DAL SETTEMBRE del 2000 e dall’incontro felice di Stefano Chiarini, allora esperto di Medioriente per il manifesto, con esponenti delle ong palestinesi in Libano e con alcuni militanti e intellettuali libanesi e palestinesi, sono diventate un solido appuntamento di solidarietà, informazione e denuncia – anche grazie alla passione del compianto Maurizio Musolino – le giornate di solidarietà con gli oltre 500mila profughi palestinesi che, nei loro poveri campi in Libano, ospitano i rifugiati di altre guerre.

Maurizio Musolino (a sinistra) scomparso nel 2016, a Beirut alla guida del Comitato fondato da Stefano Chiarini

 

PARADIGMA TRAGICO, diremmo grottesco, di un popolo dimenticato che si ostina, contro forze potenti, a vivere e rivendicare la propria appartenenza nazionale.

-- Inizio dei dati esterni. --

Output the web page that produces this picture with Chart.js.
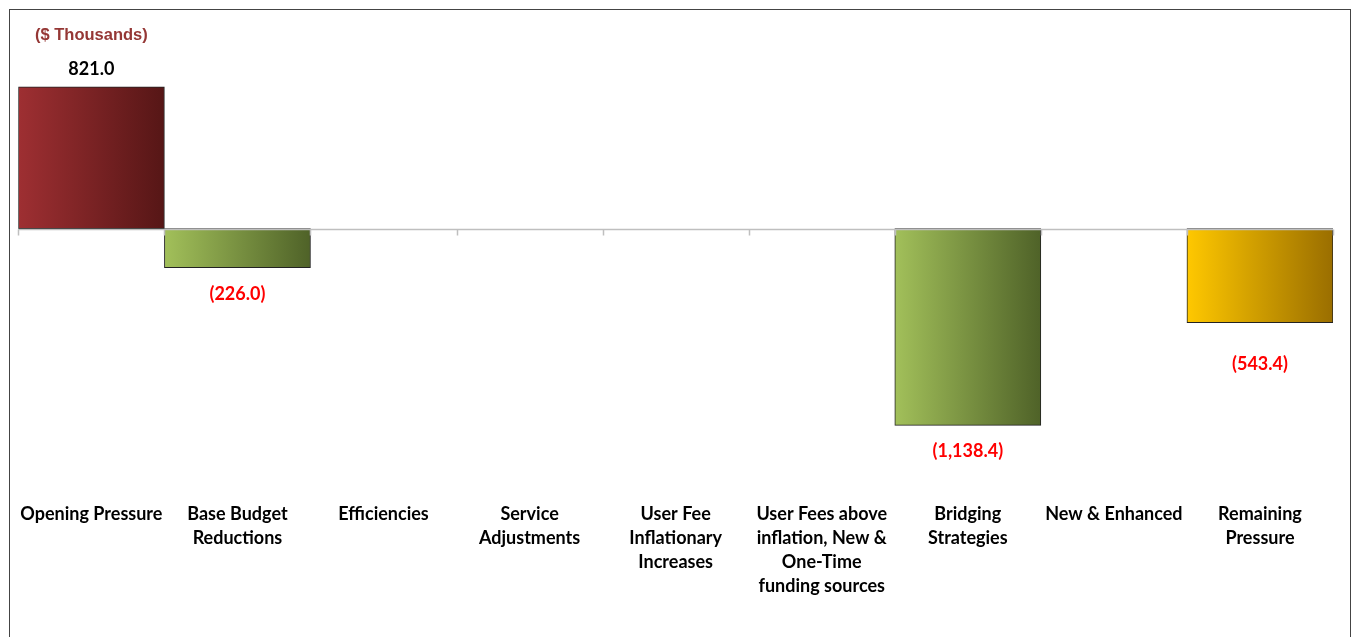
<!DOCTYPE html>
<html>
<head>
<meta charset="utf-8">
<script src="https://cdn.jsdelivr.net/npm/chart.js@4.4.1/dist/chart.umd.min.js"></script>
<style>
  html, body { margin: 0; padding: 0; background: #fff; overflow: hidden; }
  #frame {
    position: absolute; left: 9px; top: 9px;
    width: 1342px; height: 640px;
    border: 1px solid #444; box-sizing: border-box;
  }
  #wrap { position: absolute; left: 0; top: 0; width: 1340px; height: 628px; }
</style>
</head>
<body>
<div id="frame"><div id="wrap"><canvas id="chart"></canvas></div></div>
<script>
// categories along the bottom
const categories = [
  "Opening Pressure",
  ["Base Budget", "Reductions"],
  "Efficiencies",
  ["Service", "Adjustments"],
  ["User Fee", "Inflationary", "Increases"],
  ["User Fees above", "inflation, New &", "One-Time", "funding sources"],
  ["Bridging", "Strategies"],
  "New & Enhanced",
  ["Remaining", "Pressure"]
];

// $ thousands
const values = [821.0, -226.0, 0, 0, 0, 0, -1138.4, 0, -543.4];

// left/right gradient stops for each bar
const barColorsLight = ["#9e2f32", "#a2c05a", "#a2c05a", "#a2c05a", "#a2c05a", "#a2c05a", "#a2c05a", "#a2c05a", "#ffc800"];
const barColorsDark  = ["#561616", "#4f6228", "#4f6228", "#4f6228", "#4f6228", "#4f6228", "#4f6228", "#4f6228", "#9a6e00"];

const unitsLabel = "($ Thousands)";

function fmt(v) {
  const s = Math.abs(v).toLocaleString("en-US", { minimumFractionDigits: 1, maximumFractionDigits: 1 });
  return v < 0 ? "(" + s + ")" : s;
}

function barGradient(context) {
  const chart = context.chart;
  const i = context.dataIndex;
  if (!values[i]) return "rgba(0,0,0,0)";
  if (!chart.chartArea) return barColorsLight[i];
  const xs = chart.scales.x;
  const half = (xs.getPixelForValue(1) - xs.getPixelForValue(0)) / 2;
  const cx = xs.getPixelForValue(i);
  const g = chart.ctx.createLinearGradient(cx - half, 0, cx + half, 0);
  g.addColorStop(0, barColorsLight[i]);
  g.addColorStop(1, barColorsDark[i]);
  return g;
}

// zero line with small ticks between categories, value labels, units label
const decorations = {
  id: "decorations",
  afterDatasetsDraw(chart) {
    const { ctx, chartArea } = chart;
    const xs = chart.scales.x, ys = chart.scales.y;
    const y0 = Math.round(ys.getPixelForValue(0)) + 0.5;
    const half = (xs.getPixelForValue(1) - xs.getPixelForValue(0)) / 2;

    ctx.save();
    ctx.strokeStyle = "#bfbfbf";
    ctx.lineWidth = 1.5;
    ctx.beginPath();
    ctx.moveTo(chartArea.left, y0);
    ctx.lineTo(chartArea.right, y0);
    for (let i = 0; i <= categories.length; i++) {
      const x = Math.round(xs.getPixelForValue(0) - half + i * half * 2) + 0.5;
      ctx.moveTo(x, y0);
      ctx.lineTo(x, y0 + 6);
    }
    ctx.stroke();

    ctx.font = "bold 18px Lato, 'Open Sans', sans-serif";
    ctx.textAlign = "center";
    ctx.textBaseline = "middle";
    values.forEach((v, i) => {
      if (!v) return;
      const x = xs.getPixelForValue(i);
      const y = ys.getPixelForValue(v);
      if (v > 0) {
        ctx.fillStyle = "#000";
        ctx.fillText(fmt(v), x, y - 18);
      } else {
        ctx.fillStyle = "#ff0000";
        ctx.fillText(fmt(v), x, y + (i === values.length - 1 ? 42 : 26));
      }
    });

    ctx.font = "bold 16.5px 'Liberation Sans Narrow', 'Arial Narrow', sans-serif";
    ctx.fillStyle = "#953735";
    ctx.textAlign = "left";
    ctx.fillText(unitsLabel, 25, 25);
    ctx.restore();
  }
};

new Chart(document.getElementById("chart"), {
  type: "bar",
  data: {
    labels: categories,
    datasets: [{
      data: values,
      backgroundColor: barGradient,
      borderColor: "#222",
      borderWidth: (c) => (values[c.dataIndex] ? 1 : 0),
      borderSkipped: false,
      barPercentage: 1,
      categoryPercentage: 1
    }]
  },
  options: {
    responsive: true,
    maintainAspectRatio: false,
    animation: false,
    layout: { padding: { left: 6, right: 17, top: 0, bottom: 30 } },
    plugins: { legend: { display: false }, tooltip: { enabled: false } },
    scales: {
      y: {
        display: false,
        min: -1525,
        max: 1265
      },
      x: {
        grid: { display: false, drawTicks: false },
        border: { display: false },
        ticks: {
          color: "#000",
          font: { family: "Lato, 'Open Sans', sans-serif", size: 18, weight: "bold", lineHeight: 1.33 },
          padding: 10,
          maxRotation: 0,
          autoSkip: false
        }
      }
    }
  },
  plugins: [decorations]
});
</script>
</body>
</html>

Inascoltati, dimenticati, sempre scacciati. Anche dalla toponomastica: nella capitale d’Italia, come in altre nostre città, non si riesce ad ottenere una via importante in onore di Yasser Arafat.

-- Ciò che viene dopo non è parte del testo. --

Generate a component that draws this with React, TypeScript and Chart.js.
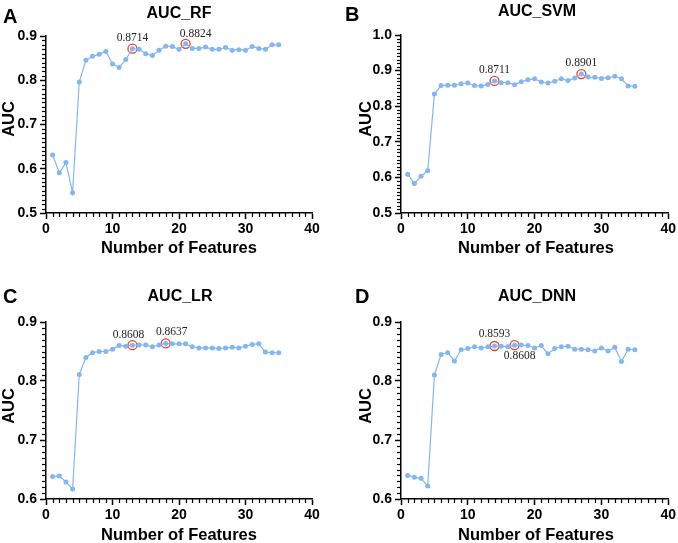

Per capire la questione palestinese, le aggressioni contro la gente di Gaza, la repressione in Cisgiordania, la crudeltà delle detenzioni di massa (6.500 palestinesi sono rinchiusi illegalmente nelle carceri israeliane, tra cui 62 donne e 300 minori, oltre a 13 deputati) è davvero importante andare in Libano e conoscere la realtà di quel pezzo di umanità scacciata dalle proprie case nel 1947 e poi venti anni dopo.

Uomini e donne che non possono tornare indietro e non possono guardare al futuro perché non hanno patria, cittadini di serie b in un paese ospitante. Gente che non vuole essere schiacciata e che va sostenuta sempre.

IL COMITATO per non dimenticare Sabra e Chatila si reca lì ogni anno in occasione dell’anniversario del massacro che colpì le genti dei due poverissimi campi profughi alla periferia di Beirut. Un orrore che si consumò dal 16 al 18 settembre 1982 e che svegliò l’umanità dormiente: i palestinesi ancora massacrati!

Anche la sinistra italiana, affascinata dal mito dei kibbutz e l’esperienza «socialisteggiante» del neo-Stato di Israele, dovette guardare in faccia la realtà dell’occupazione militare e dei suoi crimini. Sinora nessuno ha pagato, nessuno ha chiesto perdono al popolo palestinese e alle vittime dell’eccidio (3.500 uccisi dai falangisti libanesi, sotto la protezione dell’esercito israeliano, ndr).

La nostra presenza in Libano è finalizzata anche a denunciare questo trattamento intollerabile e razzista.